Unions, whatever their flaws, have delivered on that for their members. (In theory, retirement was supposed to rest on a "three-legged stool" of Social Security, pensions, and private benefits.) But unions have not been able to secure similar benefits for everybody else. That's why the gap exists, although perhaps not for long.

The fact is that local and state goverments have promised a lot more than they can deliver financially, in part because people love public services but hate to pay the taxes for them. In the short term, then, budget cuts are probably inevitable. And, in this political universe, the likely alternative to reducing public employee compensation is cutting essential services for people who are just as worthy and quite likely more needy.

In the long term, though, it seems like we should be looking for ways make sure that all workers have a decent living and a stable retirement, rather than taking away the security that some, albeit too few, have already.

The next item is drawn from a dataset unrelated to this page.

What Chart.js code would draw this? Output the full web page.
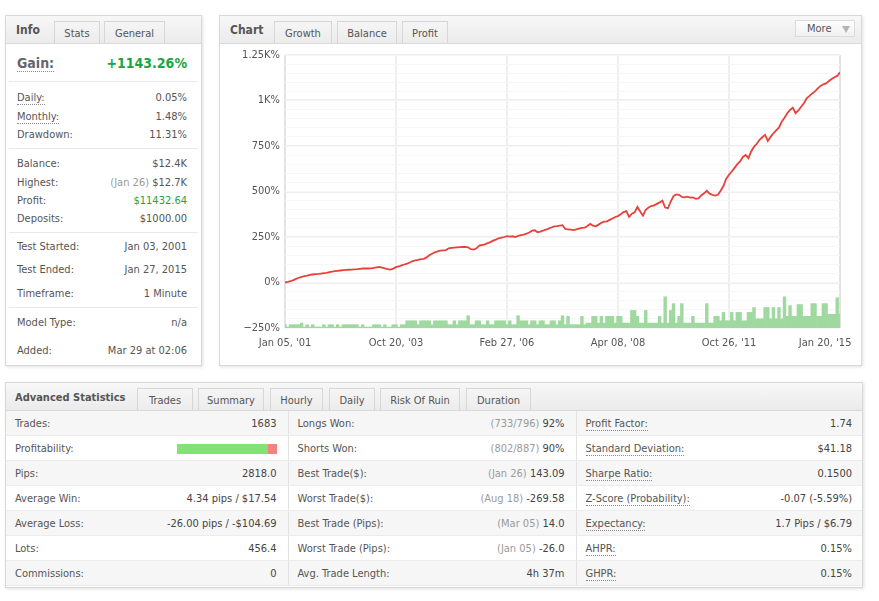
<!DOCTYPE html>
<html>
<head>
<meta charset="utf-8">
<script src="https://cdn.jsdelivr.net/npm/chart.js@4"></script>
<style>
body{margin:0;width:879px;height:601px;background:#fff;font-family:Tahoma,"DejaVu Sans Condensed","DejaVu Sans",sans-serif;font-size:11px;color:#555;position:relative;overflow:hidden;}
.panel{position:absolute;border:1px solid #d9d9d9;background:#fff;box-shadow:1px 1px 3px rgba(0,0,0,0.13);box-sizing:border-box;}
.head{position:absolute;left:0;top:0;right:0;height:27px;background:linear-gradient(#f7f7f7,#ebebeb);border-bottom:1px solid #d9d9d9;}
.title{position:absolute;left:10px;top:0;line-height:29px;font-weight:bold;font-size:11px;color:#555;}
.tab{position:absolute;top:5px;height:22px;line-height:24px;box-sizing:border-box;border:1px solid #d6d6d6;border-bottom:none;background:linear-gradient(#f5f5f5,#ececec);text-align:center;color:#555;font-size:11px;}
.row{position:absolute;left:11px;right:14px;height:18px;line-height:18px;}
.row .v{position:absolute;right:0;top:0;}
.sep{position:absolute;left:3px;right:3px;height:1px;background:#e9e9e9;}
.dot{border-bottom:1px dotted #8a8a8a;}
.grey{color:#9a9a9a;}
.green{color:#1aa541;}
.more{position:absolute;left:575px;top:4px;width:60px;height:17px;box-sizing:border-box;border:1px solid #dcdcdc;background:linear-gradient(#fdfdfd,#f1f1f1);}
.more span{position:absolute;left:11px;top:0;line-height:16px;color:#555;}
.more i{position:absolute;right:4px;top:5px;width:0;height:0;border-left:4px solid transparent;border-right:4px solid transparent;border-top:7px solid #b4b4b4;}
table.adv{position:absolute;left:0;top:28px;width:856px;border-collapse:collapse;table-layout:fixed;}
table.adv td{height:24px;padding:0 11px 0 9px;border-bottom:1px solid #ececec;border-right:1px solid #e2e2e2;white-space:nowrap;}
table.adv td:last-child{border-right:none;padding-right:10px;}
table.adv tr:nth-child(odd) td{background:#f6f6f6;}
table.adv td b{font-weight:normal;float:right;color:#444;}
.pbar{display:inline-block;width:100px;height:10px;vertical-align:middle;background:linear-gradient(90deg,#86e07a 0,#86e07a 91%,#f58282 91%,#f58282 100%);}
</style>
</head>
<body>

<div class="panel" style="left:5px;top:15px;width:197px;height:351px;">
  <div class="head">
    <div class="title" style="font-size:12px;">Info</div>
    <div class="tab" style="left:48px;width:46px;">Stats</div>
    <div class="tab" style="left:98px;width:61px;">General</div>
  </div>
  <div class="row" style="top:36px;height:22px;line-height:22px;font-size:14px;font-weight:bold;"><span class="dot" style="color:#666;">Gain:</span><span class="v green">+1143.26%</span></div>
  <div class="sep" style="top:65px;"></div>
  <div class="row" style="top:73px;"><span class="dot">Daily:</span><span class="v">0.05%</span></div>
  <div class="row" style="top:92px;"><span class="dot">Monthly:</span><span class="v">1.48%</span></div>
  <div class="row" style="top:110px;"><span>Drawdown:</span><span class="v">11.31%</span></div>
  <div class="sep" style="top:132px;"></div>
  <div class="row" style="top:139px;"><span>Balance:</span><span class="v">$12.4K</span></div>
  <div class="row" style="top:158px;"><span>Highest:</span><span class="v"><span class="grey">(Jan 26)</span> $12.7K</span></div>
  <div class="row" style="top:176px;"><span>Profit:</span><span class="v green">$11432.64</span></div>
  <div class="row" style="top:194px;"><span>Deposits:</span><span class="v">$1000.00</span></div>
  <div class="sep" style="top:216px;"></div>
  <div class="row" style="top:222px;"><span>Test Started:</span><span class="v">Jan 03, 2001</span></div>
  <div class="row" style="top:245px;"><span>Test Ended:</span><span class="v">Jan 27, 2015</span></div>
  <div class="row" style="top:269px;"><span>Timeframe:</span><span class="v">1 Minute</span></div>
  <div class="sep" style="top:291px;"></div>
  <div class="row" style="top:298px;"><span>Model Type:</span><span class="v">n/a</span></div>
  <div class="row" style="top:326px;"><span>Added:</span><span class="v">Mar 29 at 02:06</span></div>
</div>

<div class="panel" style="left:219px;top:15px;width:643px;height:351px;">
  <div class="head">
    <div class="title" style="font-size:12px;">Chart</div>
    <div class="tab" style="left:54px;width:58px;">Growth</div>
    <div class="tab" style="left:117px;width:60px;">Balance</div>
    <div class="tab" style="left:182px;width:46px;">Profit</div>
    <div class="more"><span>More</span><i></i></div>
  </div>
  <div style="position:absolute;left:0;top:28px;width:640px;height:320px;">
    <canvas id="growthChart"></canvas>
  </div>
</div>

<div class="panel" style="left:5px;top:382px;width:858px;height:206px;">
  <div class="head">
    <div class="title" style="left:9px;">Advanced Statistics</div>
    <div class="tab" style="left:131px;width:56px;">Trades</div>
    <div class="tab" style="left:192px;width:66px;">Summary</div>
    <div class="tab" style="left:264px;width:53px;">Hourly</div>
    <div class="tab" style="left:323px;width:46px;">Daily</div>
    <div class="tab" style="left:374px;width:80px;">Risk Of Ruin</div>
    <div class="tab" style="left:460px;width:65px;">Duration</div>
  </div>
  <table class="adv">
    <colgroup><col style="width:282px"><col style="width:288px"><col style="width:286px"></colgroup>
    <tr><td>Trades:<b>1683</b></td><td>Longs Won:<b><span class="grey">(733/796)</span> 92%</b></td><td><span class="dot">Profit Factor:</span><b>1.74</b></td></tr>
    <tr><td>Profitability:<b><span class="pbar"></span></b></td><td>Shorts Won:<b><span class="grey">(802/887)</span> 90%</b></td><td><span class="dot">Standard Deviation:</span><b>$41.18</b></td></tr>
    <tr><td>Pips:<b>2818.0</b></td><td>Best Trade($):<b><span class="grey">(Jan 26)</span> 143.09</b></td><td><span class="dot">Sharpe Ratio:</span><b>0.1500</b></td></tr>
    <tr><td>Average Win:<b>4.34 pips / $17.54</b></td><td>Worst Trade($):<b><span class="grey">(Aug 18)</span> -269.58</b></td><td><span class="dot">Z-Score (Probability):</span><b>-0.07 (-5.59%)</b></td></tr>
    <tr><td>Average Loss:<b>-26.00 pips / -$104.69</b></td><td>Best Trade (Pips):<b><span class="grey">(Mar 05)</span> 14.0</b></td><td><span class="dot">Expectancy:</span><b>1.7 Pips / $6.79</b></td></tr>
    <tr><td>Lots:<b>456.4</b></td><td>Worst Trade (Pips):<b><span class="grey">(Jan 05)</span> -26.0</b></td><td><span class="dot">AHPR:</span><b>0.15%</b></td></tr>
    <tr><td>Commissions:<b>0</b></td><td>Avg. Trade Length:<b>4h 37m</b></td><td><span class="dot">GHPR:</span><b>0.15%</b></td></tr>
  </table>
</div>

<script>
// growth in % (201 samples across the test)
const growth = [
    0, 3, 7, 13, 20, 26, 31, 35, 38, 42,
    44, 46, 47, 49, 51, 53, 57, 60, 62, 64,
    66, 68, 69, 70, 71, 72, 73, 75, 77, 77,
    77, 78, 80, 83, 86, 82, 78, 74, 71, 76,
    84, 88, 94, 99, 104, 110, 118, 121, 124, 128,
    130, 138, 150, 158, 166, 171, 175, 177, 178, 188,
    190, 192, 193, 194, 195, 196, 193, 183, 181, 188,
    203, 206, 210, 216, 222, 230, 236, 243, 246, 250,
    255, 252, 254, 250, 256, 260, 263, 268, 275, 285,
    287, 276, 280, 285, 290, 296, 302, 308, 310, 313,
    315, 294, 292, 290, 288, 292, 296, 300, 302, 310,
    322, 312, 309, 318, 328, 334, 336, 344, 352, 360,
    365, 375, 387, 392, 360, 378, 385, 415, 390, 367,
    400, 412, 420, 424, 432, 440, 450, 412, 408, 445,
    475, 484, 482, 470, 468, 472, 466, 468, 460, 462,
    478, 490, 504, 488, 482, 478, 482, 504, 530, 570,
    592, 610, 630, 650, 665, 690, 701, 683, 720, 745,
    762, 784, 798, 811, 778, 800, 820, 836, 851, 884,
    905, 930, 948, 961, 930, 945, 966, 985, 1012, 1025,
    1039, 1050, 1067, 1080, 1089, 1094, 1107, 1118, 1128, 1135,
    1155
];

// traded lots for the same samples (volume bars at the bottom)
const lots = [
    0.17, 0.05, 0.17, 0.17, 0.17, 0.17, 0.25, 0.05, 0.17, 0.05,
    0.17, 0.05, 0.05, 0.05, 0.17, 0.05, 0.17, 0.17, 0.05, 0.17,
    0.05, 0.17, 0.17, 0.17, 0.17, 0.17, 0.17, 0.05, 0.17, 0.05,
    0.05, 0.05, 0.17, 0.17, 0.17, 0.05, 0.17, 0.05, 0.05, 0.17,
    0.17, 0.05, 0.17, 0.17, 0.37, 0.37, 0.37, 0.37, 0.17, 0.37,
    0.37, 0.37, 0.37, 0.17, 0.37, 0.37, 0.37, 0.37, 0.37, 0.17,
    0.17, 0.37, 0.17, 0.37, 0.37, 0.37, 0.63, 0.17, 0.17, 0.37,
    0.37, 0.17, 0.17, 0.37, 0.17, 0.17, 0.37, 0.37, 0.37, 0.37,
    0.17, 0.37, 0.17, 0.17, 0.63, 0.37, 0.37, 0.37, 0.17, 0.37,
    0.37, 0.17, 0.37, 0.37, 0.17, 0.17, 0.37, 0.37, 0.17, 0.37,
    0.63, 0.17, 0.6, 0.17, 0.17, 0.17, 0.17, 0.6, 0.17, 0.25,
    0.25, 0.6, 0.6, 0.25, 0.6, 0.25, 0.6, 0.6, 0.6, 0.25,
    0.6, 0.6, 0.25, 0.25, 0.25, 0.9, 0.9, 0.6, 0.25, 0.25,
    0.9, 0.25, 0.25, 0.25, 0.25, 0.6, 0.25, 1.6, 0.25, 0.9,
    1.25, 0.25, 0.6, 1.25, 0.25, 0.25, 0.25, 0.6, 0.25, 0.25,
    0.25, 0.25, 1.25, 0.25, 0.25, 0.6, 0.6, 0.37, 0.8, 0.37,
    0.37, 0.8, 0.37, 0.8, 0.8, 0.37, 0.37, 0.8, 0.8, 1.05,
    0.47, 0.47, 0.47, 1.05, 1.05, 0.47, 1.05, 0.47, 1.05, 0.47,
    1.6, 0.6, 1.15, 0.6, 0.6, 1.2, 1.2, 0.6, 0.6, 0.6,
    1.25, 1.25, 0.6, 0.6, 1.25, 1.25, 0.7, 0.7, 0.7, 1.55,
    0.7
];

const xTickLabels = ["Jan 05, '01", "Oct 20, '03", "Feb 27, '06", "Apr 08, '08", "Oct 26, '11", "Jan 20, '15"];
const yTickValues = [-250, 0, 250, 500, 750, 1000, 1250];
const yTickLabels = ["\u2212250%", "0%", "250%", "500%", "750%", "1K%", "1.25K%"];

const fontFamily = 'Tahoma, "DejaVu Sans Condensed", "DejaVu Sans", sans-serif';
const lastIndex = growth.length - 1;
const xTickValues = xTickLabels.map((_, k) => k * lastIndex / (xTickLabels.length - 1));

const ctx = document.getElementById('growthChart');
new Chart(ctx, {
    type: 'line',
    data: {
        datasets: [{
            label: 'Growth',
            data: growth.map((v, i) => ({ x: i, y: v })),
            borderColor: '#e8413b',
            borderWidth: 1.8,
            pointRadius: 0,
            tension: 0,
            yAxisID: 'y',
            order: 0
        }, {
            type: 'bar',
            label: 'Lots',
            data: lots.map((v, i) => ({ x: i, y: v })),
            backgroundColor: '#a0d9a0',
            barPercentage: 1,
            categoryPercentage: 1,
            yAxisID: 'yVol',
            order: 1
        }]
    },
    options: {
        responsive: true,
        maintainAspectRatio: false,
        animation: false,
        layout: { padding: { top: 11, right: 20, bottom: 6, left: 0 } },
        plugins: { legend: { display: false }, tooltip: { enabled: false } },
        scales: {
            x: {
                type: 'linear',
                min: 0,
                max: lastIndex,
                offset: false,
                afterBuildTicks: s => { s.ticks = xTickValues.map(v => ({ value: v })); },
                afterFit: s => { s.height = 30; s.paddingLeft = 0; s.paddingRight = 0; },
                ticks: {
                    autoSkip: false,
                    maxRotation: 0,
                    padding: 9,
                    color: '#555',
                    font: { family: fontFamily, size: 11 },
                    // last label pushed left so it stays inside the panel
                    callback: (v, k) => k === xTickLabels.length - 1 ? xTickLabels[k] + '\u2003\u2003\u2003' : xTickLabels[k]
                },
                grid: {
                    offset: false,
                    drawTicks: false,
                    lineWidth: 2,
                    color: c => (c.index === 0 || c.index === xTickLabels.length - 1) ? '#e2e2e2' : '#efefef'
                },
                border: { display: false }
            },
            y: {
                type: 'linear',
                position: 'left',
                min: -250,
                max: 1250,
                afterBuildTicks: s => { s.ticks = yTickValues.map(v => ({ value: v })); },
                afterFit: s => { s.width = 65; s.paddingTop = 0; s.paddingBottom = 0; },
                ticks: {
                    padding: 5,
                    color: '#555',
                    font: { family: fontFamily, size: 11 },
                    callback: v => yTickLabels[yTickValues.indexOf(v)]
                },
                grid: {
                    drawTicks: false,
                    lineWidth: 2,
                    color: c => c.index === 0 ? '#dcdcdc' : '#eeeeee'
                },
                border: { display: false }
            },
            yMinor: {
                type: 'linear',
                position: 'left',
                min: -250,
                max: 1250,
                z: -1,
                afterFit: s => { s.width = 0; },
                ticks: { display: false, stepSize: 50 },
                grid: { drawTicks: false, color: '#f6f6f6', lineWidth: 1 },
                border: { display: false }
            },
            yVol: {
                type: 'linear',
                display: false,
                min: 0,
                max: 14
            }
        }
    }
});
</script>
</body>
</html>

But that's a conversation about shared vulnerability and shared prosperity--a conversation we don't seem to be having right now.

It was nice that a combination of rising life expectancy and broader pension coverage allowed a large segment of American workers to take what amounted to a multi-decade vacation.  (Though this was never quite as widespread as people now "remember").  But this was never going to be sustainable.  Retirement experts typically say that retirees should shoot for 75-90% of their working income in retirement (the theory being that some expenses fall, but other expenses rise, and you don't need to save for retirement when you're already retired).

That's fine when the ratio of workers to retirees is 1:12, as it was within the Social Security system in the early years.  But by the time you get to 5:1, it starts to pinch--assuming everyone has the same income, each worker has to toss at least 15% of their own income into the pot to support the retirees.  Once you get to 2:1--which is where we're rapidly headed--33% of your income is going to support someone in retirement.  Woe betide you if you also have kids.

It's important to note that this is true no matter how retirement is funded.  Whether you collect a dividend check, get a corporate pension, or live off your social security, your retirement is funded by real claims on the output of people in the workforce.  Private pensions have a couple of advantages:  the investments that fund them actually help make the economy more productive, unlike transfer payments; and they aren't necessarily indexed to inflation, so over time, as incomes grow, it becomes easier to support the older retirees.  But they don't eliminate the problem; they merely mitigate it.

Mathematically, society simply cannot have a high and growing dependency ratio--at least, not if the retirees expect to be supported in the style to which they have become accustomed.  (I take it that this is what is meant by "a decent living and a stable retirement").  We can warehouse people in spartan old folks homes (or treat them like kids and move them into the spare bedroom), in which case they can enjoy a lengthy retirement.  Or they can retire for less time, and live more lavishly.  But there is no conceivable system that is going to allow the vast majority of the population to spend a full third of their adult life in retirement, at anything like the same standard of living they had when they were working.  Jon Cohn's wish to spread the bounty of pubic sector pensions more broadly seems like, well, wishful thinking.